The network is being built, rapidly it is being populated by devices, as our various charts illustrate. The next step is that networks and devices have to do something. Increasingly, what they will be used for is the consumption of content. This is one of the articles of faith behind our theme of the Smart Paradigm.
The future just happened. In 2009 mobile data, for the first time, outstripped mobile voice. Yet there are only 400m mobile broadband connections, compared to 4.3 billion mobile phone subscribers. By 2013, more than 90% of global consumer data traffic will be video on demand and TV. Today, Youtube traffic is greater than that of the entire internet during much of last decade. Each minute 24 hours of video are uploaded to Youtube.
Asia’s influence is rising, and as the power of the region’s consumers increases, then Asian   media companies and internet names, such as NC Soft, NHN, CTrip, Tencent, Baidu will continue to prosper. Over the coming weeks we will examine this theme further because there are obviously opportunities to be had within the Indian media scene. 

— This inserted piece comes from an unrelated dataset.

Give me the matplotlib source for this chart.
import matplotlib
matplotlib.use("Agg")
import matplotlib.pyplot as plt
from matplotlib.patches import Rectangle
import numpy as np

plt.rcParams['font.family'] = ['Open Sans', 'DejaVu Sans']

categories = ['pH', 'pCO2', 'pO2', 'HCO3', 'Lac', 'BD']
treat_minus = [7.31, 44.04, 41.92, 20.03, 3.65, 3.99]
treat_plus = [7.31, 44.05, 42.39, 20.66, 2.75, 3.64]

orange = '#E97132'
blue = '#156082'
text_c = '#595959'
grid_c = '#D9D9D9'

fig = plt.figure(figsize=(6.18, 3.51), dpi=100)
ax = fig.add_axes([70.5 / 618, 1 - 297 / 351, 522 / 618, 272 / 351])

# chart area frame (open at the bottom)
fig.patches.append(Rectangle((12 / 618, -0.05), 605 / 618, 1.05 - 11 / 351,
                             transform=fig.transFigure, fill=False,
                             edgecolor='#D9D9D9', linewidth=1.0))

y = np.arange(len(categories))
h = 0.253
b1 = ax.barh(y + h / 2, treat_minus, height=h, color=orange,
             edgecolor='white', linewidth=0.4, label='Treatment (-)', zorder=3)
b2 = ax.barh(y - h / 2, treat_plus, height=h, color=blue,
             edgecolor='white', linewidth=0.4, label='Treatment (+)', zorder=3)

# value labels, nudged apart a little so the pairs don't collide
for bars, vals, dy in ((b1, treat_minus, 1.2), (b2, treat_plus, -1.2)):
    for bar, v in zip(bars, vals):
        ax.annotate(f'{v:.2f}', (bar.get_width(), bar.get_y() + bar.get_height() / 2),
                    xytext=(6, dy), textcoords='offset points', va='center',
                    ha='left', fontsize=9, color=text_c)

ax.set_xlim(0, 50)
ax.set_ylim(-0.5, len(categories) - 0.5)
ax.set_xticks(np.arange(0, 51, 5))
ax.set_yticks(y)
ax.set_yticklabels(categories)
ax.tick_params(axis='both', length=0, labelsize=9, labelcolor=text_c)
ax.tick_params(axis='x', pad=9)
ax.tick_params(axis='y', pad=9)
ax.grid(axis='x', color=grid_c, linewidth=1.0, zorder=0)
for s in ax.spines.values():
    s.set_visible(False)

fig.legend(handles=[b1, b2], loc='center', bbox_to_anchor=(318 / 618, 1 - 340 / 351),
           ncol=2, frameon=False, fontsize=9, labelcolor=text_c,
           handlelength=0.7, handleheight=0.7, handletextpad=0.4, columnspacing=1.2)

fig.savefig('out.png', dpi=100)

However, let us not forget the West. American culture shaped the 20th Century, there is something about the American sense of fantasy that is seductive. This may have something to do with the fact that capitalism is making us more infantile. Therefore, American and some other Western media giants, such as Disney, Time Warner and News Corp, will among the winners from the digitalisation of Asia. Apple would be the other name we would focus on. Our hunch is that Apple may be the Western company that benefits most from the rise of Asia. By contrast, Microsoft, like Nokia, is likely to be among the Western losers.